Problem requirements: With the images removed, repeat the data below exactly.

Source excerpt:
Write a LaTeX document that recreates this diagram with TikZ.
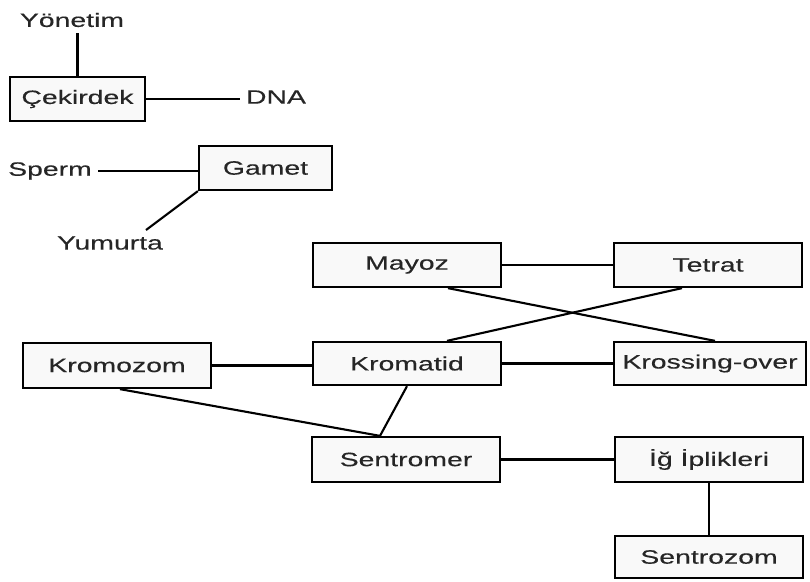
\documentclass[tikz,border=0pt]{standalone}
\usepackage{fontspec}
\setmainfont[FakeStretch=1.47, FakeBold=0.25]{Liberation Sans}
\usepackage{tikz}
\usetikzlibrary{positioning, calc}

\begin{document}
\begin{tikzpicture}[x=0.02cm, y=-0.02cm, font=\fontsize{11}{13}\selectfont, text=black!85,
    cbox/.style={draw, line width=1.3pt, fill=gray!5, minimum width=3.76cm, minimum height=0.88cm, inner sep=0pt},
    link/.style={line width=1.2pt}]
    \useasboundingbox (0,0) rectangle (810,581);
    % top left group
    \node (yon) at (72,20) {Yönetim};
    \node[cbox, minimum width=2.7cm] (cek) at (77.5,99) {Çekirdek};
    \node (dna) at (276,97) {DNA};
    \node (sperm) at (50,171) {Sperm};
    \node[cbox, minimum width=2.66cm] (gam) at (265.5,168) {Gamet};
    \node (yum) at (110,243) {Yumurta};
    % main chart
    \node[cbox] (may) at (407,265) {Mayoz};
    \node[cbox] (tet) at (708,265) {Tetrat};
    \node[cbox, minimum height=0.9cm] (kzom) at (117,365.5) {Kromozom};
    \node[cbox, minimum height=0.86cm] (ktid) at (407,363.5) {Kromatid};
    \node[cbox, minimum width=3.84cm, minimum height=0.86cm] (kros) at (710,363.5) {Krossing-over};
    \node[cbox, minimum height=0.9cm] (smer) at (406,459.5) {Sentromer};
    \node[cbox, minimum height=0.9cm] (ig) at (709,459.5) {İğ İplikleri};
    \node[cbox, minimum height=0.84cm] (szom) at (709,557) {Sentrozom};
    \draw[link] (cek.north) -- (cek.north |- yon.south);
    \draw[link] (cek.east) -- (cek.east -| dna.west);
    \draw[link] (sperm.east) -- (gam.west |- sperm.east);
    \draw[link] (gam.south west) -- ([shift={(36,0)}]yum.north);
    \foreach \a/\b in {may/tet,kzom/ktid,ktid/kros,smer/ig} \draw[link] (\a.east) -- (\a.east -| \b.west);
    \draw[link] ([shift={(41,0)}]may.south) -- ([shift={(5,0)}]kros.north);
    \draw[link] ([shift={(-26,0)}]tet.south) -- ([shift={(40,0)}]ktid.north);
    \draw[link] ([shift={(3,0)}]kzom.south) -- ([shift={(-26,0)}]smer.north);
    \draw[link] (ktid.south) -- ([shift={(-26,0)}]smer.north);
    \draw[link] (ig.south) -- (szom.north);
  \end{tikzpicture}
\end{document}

The solution:
Write a LaTeX document that recreates this diagram with TikZ.
\documentclass[tikz,border=0pt]{standalone}
\usepackage{fontspec}
\setmainfont[FakeStretch=1.47, FakeBold=0.25]{Liberation Sans}
\usepackage{tikz}
\usetikzlibrary{positioning, calc}

\begin{document}
\begin{tikzpicture}[x=0.02cm, y=-0.02cm, font=\fontsize{11}{13}\selectfont, text=black!85,
    cbox/.style={draw, line width=1.3pt, fill=gray!5, minimum width=3.76cm, minimum height=0.88cm, inner sep=0pt},
    link/.style={line width=1.2pt}]
    \useasboundingbox (0,0) rectangle (810,581);
    % top left group
    \node (yon) at (72,20) {Yönetim};
    \node[cbox, minimum width=2.7cm] (cek) at (77.5,99) {Çekirdek};
    \node (dna) at (276,97) {DNA};
    \node (sperm) at (50,171) {Sperm};
    \node[cbox, minimum width=2.66cm] (gam) at (265.5,168) {Gamet};
    \node (yum) at (110,243) {Yumurta};
    % main chart
    \node[cbox] (may) at (407,265) {Mayoz};
    \node[cbox] (tet) at (708,265) {Tetrat};
    \node[cbox, minimum height=0.9cm] (kzom) at (117,365.5) {Kromozom};
    \node[cbox, minimum height=0.86cm] (ktid) at (407,363.5) {Kromatid};
    \node[cbox, minimum width=3.84cm, minimum height=0.86cm] (kros) at (710,363.5) {Krossing-over};
    \node[cbox, minimum height=0.9cm] (smer) at (406,459.5) {Sentromer};
    \node[cbox, minimum height=0.9cm] (ig) at (709,459.5) {İğ İplikleri};
    \node[cbox, minimum height=0.84cm] (szom) at (709,557) {Sentrozom};
    \draw[link] (cek.north) -- (cek.north |- yon.south);
    \draw[link] (cek.east) -- (cek.east -| dna.west);
    \draw[link] (sperm.east) -- (gam.west |- sperm.east);
    \draw[link] (gam.south west) -- ([shift={(36,0)}]yum.north);
    \foreach \a/\b in {may/tet,kzom/ktid,ktid/kros,smer/ig} \draw[link] (\a.east) -- (\a.east -| \b.west);
    \draw[link] ([shift={(41,0)}]may.south) -- ([shift={(5,0)}]kros.north);
    \draw[link] ([shift={(-26,0)}]tet.south) -- ([shift={(40,0)}]ktid.north);
    \draw[link] ([shift={(3,0)}]kzom.south) -- ([shift={(-26,0)}]smer.north);
    \draw[link] (ktid.south) -- ([shift={(-26,0)}]smer.north);
    \draw[link] (ig.south) -- (szom.north);
  \end{tikzpicture}
\end{document}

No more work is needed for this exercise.